Males in North Dakota outnumber females from birth until the ages of 68 and 69, when the effects of females living longer take hold.
Last year, there were 105 males in North Dakota for every 100 females -- the highest in recent history -- and the imbalance exists throughout most of the state, according to a report by the North Dakota Census Office. That compares to 97 males for every 100 females nationally.
The gender imbalance is the most severe in northwest North Dakota, the heart of the Bakken Formation, where oil production has soared in recent years.
Williams County, which includes Williston, the hub of the Oil Patch, has 119 men for every 100 women. The population probably appears even more male-dominated, but only residents are counted, Kevin Iverson, North Dakota Census Office manager, said Monday.
Billings County, where Medora is located, is the most skewed county in the state, with 124 males for every 100 females.

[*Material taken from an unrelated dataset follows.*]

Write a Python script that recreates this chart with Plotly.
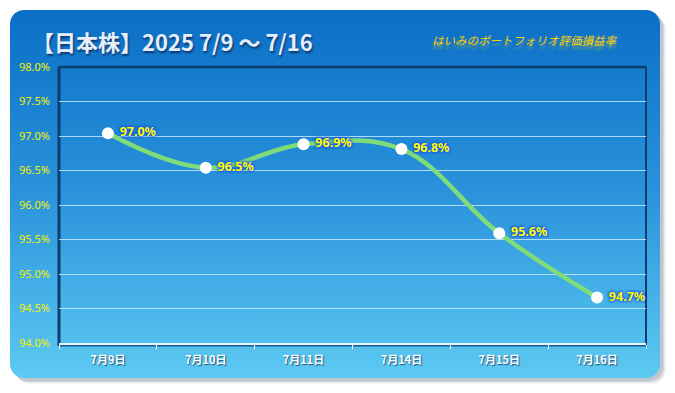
import numpy as np
import plotly.graph_objects as go

# ---------------- data ----------------
categories = ["7月9日", "7月10日", "7月11日", "7月14日", "7月15日", "7月16日"]
values = [97.04, 96.54, 96.88, 96.81, 95.59, 94.66]
y_tick_vals = [94.0, 94.5, 95.0, 95.5, 96.0, 96.5, 97.0, 97.5, 98.0]
title_text = "【日本株】2025 7/9 ～ 7/16"
subtitle_text = "はいみのポートフォリオ評価損益率"

W, H = 675, 393
PX0, PX1, PY0, PY1 = 59, 646, 67, 343   # plot area in pixels (top-down)


def rrect(x0, y0, x1, y1, r, n=10):
    pts = []
    corners = [(x1 - r, y0 + r, -90, 0), (x1 - r, y1 - r, 0, 90),
               (x0 + r, y1 - r, 90, 180), (x0 + r, y0 + r, 180, 270)]
    for cx, cy, a0, a1 in corners:
        for a in np.linspace(a0, a1, n):
            t = np.radians(a)
            pts.append((cx + r * np.cos(t), cy + r * np.sin(t)))
    pts.append(pts[0])
    return [p[0] for p in pts], [H - p[1] for p in pts]


fig = go.Figure()

# ---- background (pixel-coordinate axes x/y) ----
for off, op in [(6, 0.06), (5, 0.08), (4, 0.10), (3, 0.12)]:
    xs, ys = rrect(10 + off, 10 + off, 660 + off, 378 + off, 14)
    fig.add_trace(go.Scatter(x=xs, y=ys, fill="toself", mode="none",
                             fillcolor=f"rgba(60,80,110,{op})", hoverinfo="skip",
                             showlegend=False, xaxis="x", yaxis="y"))
xs, ys = rrect(10, 10, 660, 378, 14)
fig.add_trace(go.Scatter(
    x=xs, y=ys, fill="toself", mode="none", hoverinfo="skip", showlegend=False,
    fillgradient=dict(type="vertical", start=H - 378, stop=H - 10,
                      colorscale=[[0, "#5ccaf2"], [0.5, "#2a93db"], [1, "#0b6fc6"]]),
    xaxis="x", yaxis="y"))

# plot-area frame
frame_lines = [
    ([PX0, PX0], [PY0, PY1 + 3], "#0b3d6e", 3),
    ([PX0, PX1], [PY0, PY0], "#0b3d6e", 2.5),
    ([PX1, PX1], [PY0, PY1 + 3], "#0b3d6e", 2),
    ([PX0, PX1], [PY1 + 2.5, PY1 + 2.5], "#1a5a8e", 2),
]
for fx, fy, c, w in frame_lines:
    fig.add_trace(go.Scatter(x=fx, y=[H - v for v in fy], mode="lines",
                             line=dict(color=c, width=w), hoverinfo="skip",
                             showlegend=False, xaxis="x", yaxis="y"))

# ---- main series (axes x2/y2) ----
fig.add_trace(go.Scatter(
    x=categories, y=values, mode="lines+markers+text",
    line=dict(color="#7fdc78", width=4.5, shape="spline", smoothing=1.1),
    marker=dict(color="white", size=12),
    text=[f" {v:.1f}%" for v in values], textposition="middle right",
    textfont=dict(color="#ffff00", size=12.5, family="Noto Sans", weight="bold",
                  shadow="0 0 3px #1b50e8, 0 0 3px #1b50e8, 0 0 3px #1b50e8"),
    showlegend=False, xaxis="x2", yaxis="y2", cliponaxis=False))

fig.update_layout(
    width=W, height=H, margin=dict(l=0, r=0, t=0, b=0, autoexpand=False),
    paper_bgcolor="white", plot_bgcolor="rgba(0,0,0,0)",
    xaxis=dict(domain=[0, 1], range=[0, W], visible=False, fixedrange=True),
    yaxis=dict(domain=[0, 1], range=[0, H], visible=False, fixedrange=True),
    xaxis2=dict(domain=[PX0 / W, PX1 / W], anchor="y2", type="category",
                range=[-0.5, len(categories) - 0.5],
                tickson="boundaries", ticks="outside", ticklen=4, tickcolor="white",
                showline=True, linecolor="#e8f4ff", linewidth=1.5, showgrid=False,
                automargin=False, ticklabelstandoff=6,
                tickfont=dict(color="white", size=11, family="Noto Sans CJK JP", weight="bold",
                              shadow="1px 1px 1px #24557f")),
    yaxis2=dict(domain=[1 - PY1 / H, 1 - PY0 / H], anchor="x2", range=[94, 98],
                tickvals=y_tick_vals, ticktext=[f"{v:.1f}%" for v in y_tick_vals],
                showgrid=True, gridcolor="rgba(200,232,255,0.85)", gridwidth=1,
                zeroline=False, ticks="", ticklabelstandoff=8, automargin=False,
                tickfont=dict(color="#f2f200", size=11, family="Noto Sans")),
    annotations=[
        dict(text=title_text, xref="paper", yref="paper", x=30 / W, y=1 - 41 / H,
             xanchor="left", yanchor="middle", showarrow=False,
             font=dict(size=22, color="#e6eefa", family="Noto Sans CJK JP", weight="bold",
                       shadow="1px 2px 2px rgba(10,40,90,0.8)")),
        dict(text=subtitle_text, xref="paper", yref="paper", x=430 / W, y=1 - 40 / H,
             xanchor="left", yanchor="middle", showarrow=False,
             font=dict(size=11.5, color="#ffd000", family="Noto Sans CJK JP", style="italic",
                       shadow="0px 4px 2px rgba(255,220,0,0.35)")),
    ],
)

fig.write_html("out.html", config={"displayModeBar": False},
               post_script="document.body.style.margin='0';document.body.style.overflow='hidden';")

Although all areas of the state have seen a shift toward more males, the trend is strongest in northwest North Dakota, which saw an 11 percent increase in the ratio of males to females from 2010 to 2014, to 117 males for every 100 females.
The heavily male-dominated petroleum industry helps to explain why men outnumber women by such lopsided margins in the west.

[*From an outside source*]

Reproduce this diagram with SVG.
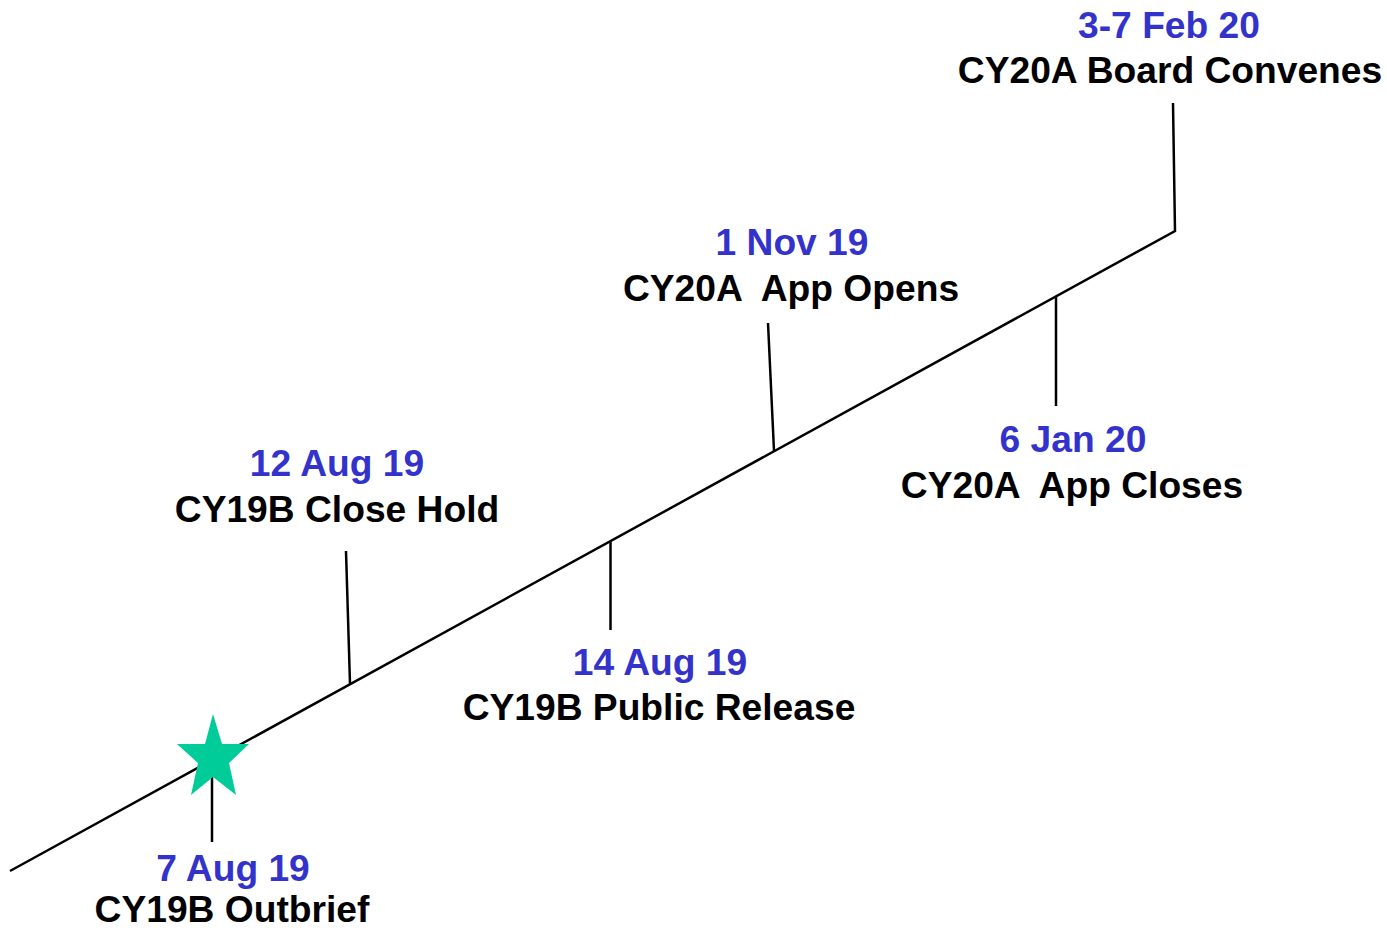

A breakdown by gender of mining, quarrying, and oil and gas extraction jobs shows males outnumbered females by more than 10 to 1, with 22,656 men and 2,098 women working in the sector as of the middle of last year, census figures show.

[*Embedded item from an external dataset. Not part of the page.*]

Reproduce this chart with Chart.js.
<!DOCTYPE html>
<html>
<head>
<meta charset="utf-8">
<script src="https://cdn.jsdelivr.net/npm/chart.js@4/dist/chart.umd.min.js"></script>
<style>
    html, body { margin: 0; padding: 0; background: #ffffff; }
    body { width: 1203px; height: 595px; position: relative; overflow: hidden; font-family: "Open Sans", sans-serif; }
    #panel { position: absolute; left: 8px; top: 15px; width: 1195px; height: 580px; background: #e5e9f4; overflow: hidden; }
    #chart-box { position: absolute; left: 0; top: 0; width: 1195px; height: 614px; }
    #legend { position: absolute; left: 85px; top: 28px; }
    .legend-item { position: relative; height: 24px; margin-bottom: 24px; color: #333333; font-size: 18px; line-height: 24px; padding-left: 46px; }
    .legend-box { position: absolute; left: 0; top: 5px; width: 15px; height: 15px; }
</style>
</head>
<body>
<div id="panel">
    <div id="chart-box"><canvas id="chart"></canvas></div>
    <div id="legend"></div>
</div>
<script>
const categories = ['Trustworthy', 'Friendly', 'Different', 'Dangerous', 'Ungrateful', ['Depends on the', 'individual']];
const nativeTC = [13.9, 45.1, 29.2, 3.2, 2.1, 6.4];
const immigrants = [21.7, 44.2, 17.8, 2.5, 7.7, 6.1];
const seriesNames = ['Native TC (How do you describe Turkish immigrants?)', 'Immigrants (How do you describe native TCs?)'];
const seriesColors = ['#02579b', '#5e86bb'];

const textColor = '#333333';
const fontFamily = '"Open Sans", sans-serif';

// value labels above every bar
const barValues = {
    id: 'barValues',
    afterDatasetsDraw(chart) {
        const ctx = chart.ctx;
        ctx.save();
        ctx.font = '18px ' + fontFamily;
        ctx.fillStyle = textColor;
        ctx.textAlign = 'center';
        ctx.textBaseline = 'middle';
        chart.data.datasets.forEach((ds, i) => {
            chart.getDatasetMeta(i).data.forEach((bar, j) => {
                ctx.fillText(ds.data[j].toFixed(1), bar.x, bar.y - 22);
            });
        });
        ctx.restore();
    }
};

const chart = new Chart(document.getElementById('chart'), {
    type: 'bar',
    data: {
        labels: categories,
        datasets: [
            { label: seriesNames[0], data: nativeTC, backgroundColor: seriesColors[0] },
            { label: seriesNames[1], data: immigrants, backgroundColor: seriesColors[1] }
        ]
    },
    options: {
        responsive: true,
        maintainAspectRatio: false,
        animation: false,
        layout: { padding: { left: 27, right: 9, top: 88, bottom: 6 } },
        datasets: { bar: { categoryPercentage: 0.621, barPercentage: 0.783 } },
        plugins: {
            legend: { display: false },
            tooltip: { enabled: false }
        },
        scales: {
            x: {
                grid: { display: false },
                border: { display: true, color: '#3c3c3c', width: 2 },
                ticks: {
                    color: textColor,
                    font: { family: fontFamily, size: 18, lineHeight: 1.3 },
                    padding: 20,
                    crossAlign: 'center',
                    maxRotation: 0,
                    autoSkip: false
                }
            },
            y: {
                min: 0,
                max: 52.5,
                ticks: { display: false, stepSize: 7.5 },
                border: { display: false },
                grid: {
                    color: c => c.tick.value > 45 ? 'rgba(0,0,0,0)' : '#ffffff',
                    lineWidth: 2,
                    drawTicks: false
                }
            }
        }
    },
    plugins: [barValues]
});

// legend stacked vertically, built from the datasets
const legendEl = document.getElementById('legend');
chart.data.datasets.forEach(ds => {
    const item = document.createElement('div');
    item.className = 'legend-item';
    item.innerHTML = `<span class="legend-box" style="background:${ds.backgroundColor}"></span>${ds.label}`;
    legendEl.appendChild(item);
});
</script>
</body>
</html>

With the slowdown in oil and gas, and the opportunity for other employment sectors to catch up, Iverson expects North Dakota's gender imbalance -- which saw men begin to outnumber women in 2002 -- narrow.
"I'm kind of looking to when the things balance out," he said. "I suspect that's happening."
But males led females both in births and migration into the state, especially among those 20 to 24 years old -- a cohort in which there were 118 males for every 100 females.
"Males tend to migrate easier than females," Iverson said. "That could explain part of it."
Among urban centers in North Dakota, only Burleigh County, which includes Bismarck, had more females than males--99 males for every 100 females.
That could be because state government, with its large number of administrative and clerical jobs, draws more female workers, Iverson said, noting that the District of Columbia, the seat of the federal government, is the nation's most female-dominated major metropolitan area.
Cass County has 103 males for every 100 females, below the state average.
Hettinger County in southwestern North Dakota had the lowest percentage of males to females, with 94 males for every 100 females.
Race also plays a role, according to the state gender analysis. Among American Indians, there are an estimated 97 males for every 100 females.
North Dakota's Hispanic and African-American populations, however, tended to be heavily male, with 142 black males and 118 Hispanic males for every 100 females.
North Dakota is second to Alaska as the most male-dominated states. Other states with more males than females include Montana, Wyoming, South Dakota, Utah, Idaho, Nevada, Colorado and Hawaii.
Among employers in Fargo, the gender imbalance has not shown up noticeably in the work force, said Dawn Kearns, talent specialist at Manpower.
"We've not heard any statistics like that," she said, when told males outnumber females.
Training and experience are what employers look for in hiring, she said.
"It's more that than gender, by far," Kearns said.